La Première ministre leur exposera en personne ce qu'elle leur a déjà écrit la veille: la requête d'un décalage jusqu'au 30 juin de la date du divorce entre le Royaume-Uni et l'UE, programmé jusqu'ici le 29 mars.
"Je crois qu'une courte extension sera possible", a déjà répondu mercredi le président du Conseil européen, Donald Tusk, maître de cérémonie du sommet qui réunira jeudi à Bruxelles les dirigeants des pays de l'UE.
Mais "elle sera conditionnée à un vote positif sur le traité de retrait à la Chambre des communes", a-t-il prévenu, alors que Mme May cherche à soumettre une nouvelle fois au vote l'accord de divorce qu'elle a conclu en novembre avec Bruxelles.
Les députés britanniques l'ont déjà rejeté massivement à deux reprises, mais la dirigeante conservatrice n'a pas perdu l'espoir de les voir changer d'avis et veut organiser un nouveau vote "aussi vite que possible".
"J'espère passionnément que les députés soutiendront l'accord que j'ai négocié avec l'UE", a déclaré Mme May mercredi soir après s'être entretenue avec des membres de l'opposition, assurant que le report du Brexit était pour elle "un grand regret personnel".
- "Illusoire" -
Le temps presse avant le 29 mars, avec le risque plus que jamais redouté d'un départ britannique brutal, sans l'accord et la période de transition que les deux parties ont âprement négociés pendant un an et demi, et que l'UE refuse de modifier.
"Même si l'espoir d'un succès final peut paraître fragile, voire illusoire, et bien que la fatigue du Brexit soit de plus en plus visible et justifiée, nous ne pouvons renoncer à rechercher jusqu'au tout dernier moment une solution positive", a estimé M. Tusk mercredi.
"Il n'y aura pas de décision" lors du sommet, a toutefois expliqué un diplomate européen.
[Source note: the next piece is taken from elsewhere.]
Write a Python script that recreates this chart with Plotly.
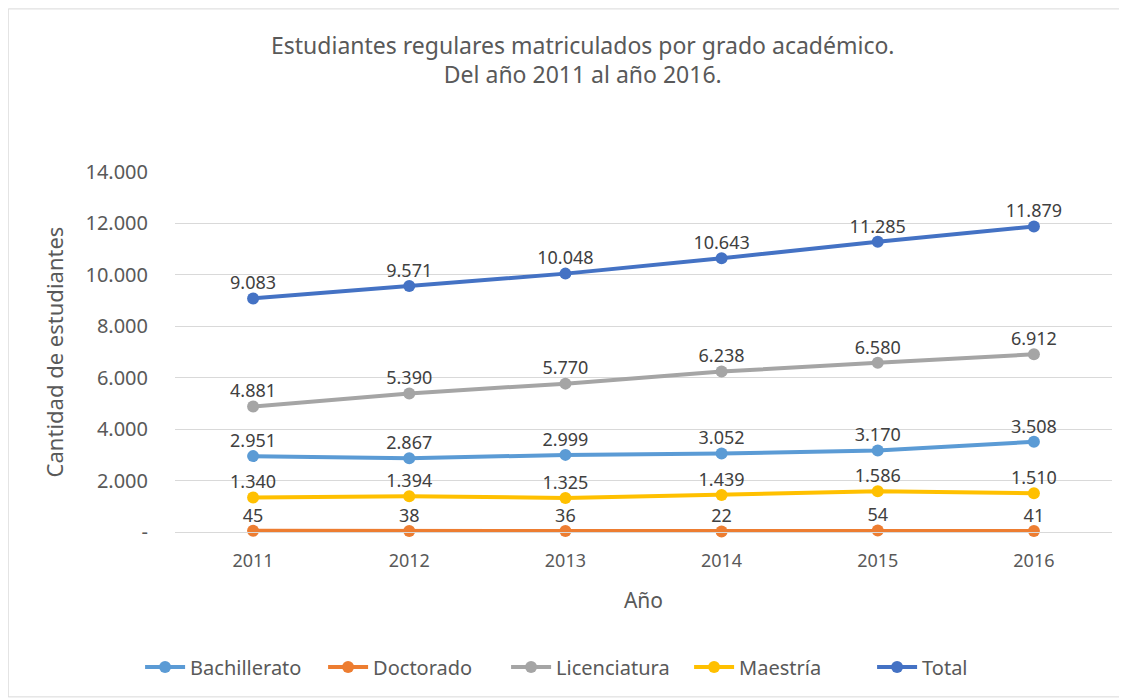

Mais "on aura une indication de ce que les 27 sont prêts à accorder en cas de vote positif" au Royaume-Uni. Une "décision formelle" devra être prise plus tard, après ce vote, sans qu'il soit indispensable de convoquer un nouveau sommet, a-t-il ajouté.
Si Mme May n'est pas en mesure "de présenter au Conseil européen des garanties suffisantes sur la crédibilité de sa stratégie", sa demande de report sera "écartée" au profit du scénario d'une "sortie sans accord", a toutefois prévenu le chef de la diplomatie française, Jean-Yves Le Drian.
"On a besoin d'avoir la certitude que la demande de report de Mme May a le soutien d'une majorité démocratique" au Royaume-Uni, a souligné un diplomate, échaudé par les divisions internes et les revirements des Britanniques.
Outre ces "garanties", les Européens vont aussi débattre jeudi de cette date du 30 juin, qui pose problème à plusieurs pays, dont la France, et à la Commission européenne.
- "Graves risques" -
Un report de trois mois "entraînerait de graves risques juridiques et politiques pour l'UE", a ainsi prévenu l'exécutif européen. Il relève que le Royaume-Uni serait tenu d'organiser les élections européennes sur son territoire s'il était encore un pays de l'UE au moment du scrutin, prévu du 23 au 26 mai.
S'il ne le faisait pas, il mettrait en péril la validité juridique de la composition du nouveau Parlement européen avec le risque d'une paralysie durable du fonctionnement de l'UE, met en garde la Commission, favorable à une extension jusqu'au 23 mai en cas de court report.
Theresa May semble estimer de son côté que le scrutin européen n'aurait pas à être organisé si le divorce a lieu avant la première réunion des nouveaux eurodéputés, prévue le 2 juillet.
"Si on veut éviter tout risque, il vaut mieux qu'une extension technique n'aille pas au-delà de quelques semaines, avant le 23 mai en tous cas", a estimé un diplomate, jugeant que ce délai devrait suffire pour ratifier au Royaume-Uni un accord de Brexit enfin approuvé.
Mais si le parlement britannique rejetait à nouveau ce texte, l'UE serait-elle toujours prête à accorder un report du Brexit, forcément plus long? "Seulement s'il y a un changement politique majeur" au Royaume-Uni, comme de nouvelles élections ou un nouveau référendum, a prévenu un diplomate.